Sea Turtle Targets The Netherlands



Hunt & Huckett reports a recent Sea Turtle-attributed campaign targeting telecommunication, media, internet service providers and information technology companies in the Netherlands.


Sea Turtle is an advanced persistent threat actor engaged in espionage, which has been historically linked to the Turkish government mainly based on victimology. The actor has historically targeted government, organizations and businesses in apparent alignment with Turkey's strategic interests. Victims include entities and websites associated with the Kurdistan Workers' Party (PKK).

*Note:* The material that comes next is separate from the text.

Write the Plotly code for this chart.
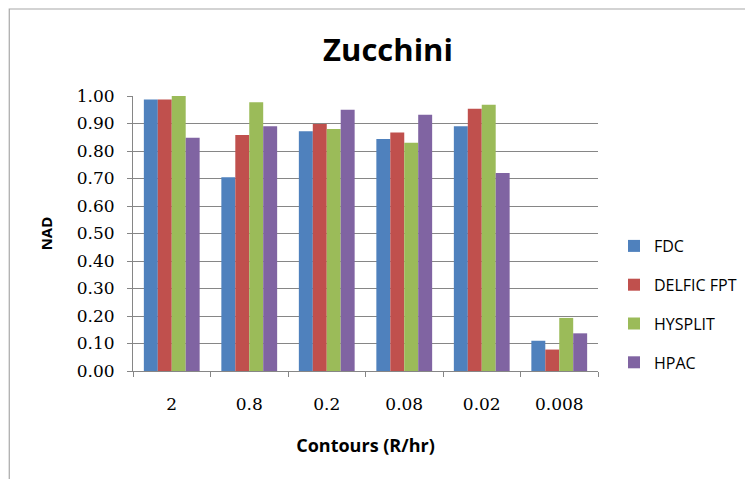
import plotly.graph_objects as go

categories = ["2", "0.8", "0.2", "0.08", "0.02", "0.008"]
fdc = [0.987, 0.705, 0.872, 0.844, 0.890, 0.110]
delfic = [0.987, 0.858, 0.898, 0.867, 0.954, 0.078]
hysplit = [1.000, 0.977, 0.880, 0.830, 0.968, 0.193]
hpac = [0.848, 0.890, 0.950, 0.932, 0.720, 0.137]
series_names = ["FDC", "DELFIC FPT", "HYSPLIT", "HPAC"]
y_ticks = [0, 0.1, 0.2, 0.3, 0.4, 0.5, 0.6, 0.7, 0.8, 0.9, 1.0]

colors = ["#4F81BD", "#C0504D", "#9BBB59", "#8064A2"]
sans = "Open Sans, Liberation Sans, sans-serif"
serif = "DejaVu Serif, Liberation Serif, serif"

fig = go.Figure()
for name, vals, col in zip(series_names, [fdc, delfic, hysplit, hpac], colors):
    fig.add_trace(go.Bar(x=categories, y=vals, name=name, marker_color=col,
                         marker_line_width=0, legendgroup=name))

# page body has an 8px margin; work in figure pixels
W, H = 745, 471
L, T = 125, 88
R = W - 591
B = H - 363
pw = W - L - R
ph = H - T - B

def px_x(p):
    return (p - L) / pw

def px_y(p):
    return (H - B - p) / ph

fig.add_shape(type="rect", xref="paper", yref="paper",
              x0=px_x(1), x1=px_x(800), y0=px_y(1), y1=px_y(520),
              line=dict(color="#a8a8a8", width=1.2), fillcolor="rgba(0,0,0,0)")

fig.update_layout(
    width=W, height=H,
    margin=dict(l=L, r=R, t=T, b=B),
    paper_bgcolor="white", plot_bgcolor="white",
    barmode="group", bargap=0.28, bargroupgap=0,
    font=dict(family=sans, size=14, color="#000"),
    title=dict(text="<b>Zucchini</b>", x=380 / W, xanchor="center",
               y=1 - 42 / H, yanchor="middle",
               font=dict(size=31, family=sans, color="#000")),
    xaxis=dict(
        type="category",
        title=dict(text="<b>Contours (R/hr)</b>", font=dict(size=18, family=sans), standoff=25),
        showline=True, linecolor="#868686", linewidth=1,
        ticks="outside", tickson="boundaries", ticklen=5, tickcolor="#868686",
        tickfont=dict(size=17, family=serif),
        ticklabelstandoff=18,
        showgrid=False,
    ),
    yaxis=dict(
        range=[0, 1.0],
        tickvals=y_ticks,
        tickformat=".2f",
        title=dict(text="<b>NAD</b>", font=dict(size=15, family=sans), standoff=20),
        showline=True, linecolor="#868686", linewidth=1,
        ticks="outside", ticklen=5, tickcolor="#868686",
        tickfont=dict(size=17, family=serif),
        ticklabelstandoff=9,
        showgrid=True, gridcolor="#868686", gridwidth=1,
        zeroline=False,
    ),
    legend=dict(x=px_x(606), xanchor="left", y=px_y(221), yanchor="top",
                font=dict(size=16, family=sans), tracegroupgap=15, itemwidth=30,
                bgcolor="rgba(0,0,0,0)"),
    showlegend=True,
)

fig.write_html("out.html")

Sea Turtle espionage campaigns have historically targeted Europe, North Africa and the Middle East. The recent focus on the Netherlands may be the result of the growing tensions between NATO and Turkey in relation to the ongoing conflict in the Middle East.


Initial access was performed via compromising cPanel accounts. The actor performed login onto such accounts via SSH. Based on this, it is reasonable to hypothesize the actor may have exploited weak or compromised credentials and / or performed a more sophisticated social engineering campaign to attack specific accounts. However, no conclusive information in connection to the reconnaissance phase. At the same time, it is known that Seat Turtle has historically targeted organizations impacted by vulnerabilities in internet-exposed systems.


Once gained access to the environment, Sea Turtle used bash commands to execute the SnappyTCP malware. The latter was apparently executed with the "nohup" command, enabling to keep the malware running after exiting the terminal. The actor also installed Adminer in the public web directory of one of the compromised cPanel accounts.


SnappyTCP is responsible for initiating connection to the command-and-control server at forward.boord[.]info over port 443 - a NameSilo-registered domain which was created in November 2021, suggesting a long lasting espionage campaign. At that point, Sea Turtle was able to exfiltrate the email archive of the compromised cPanel account.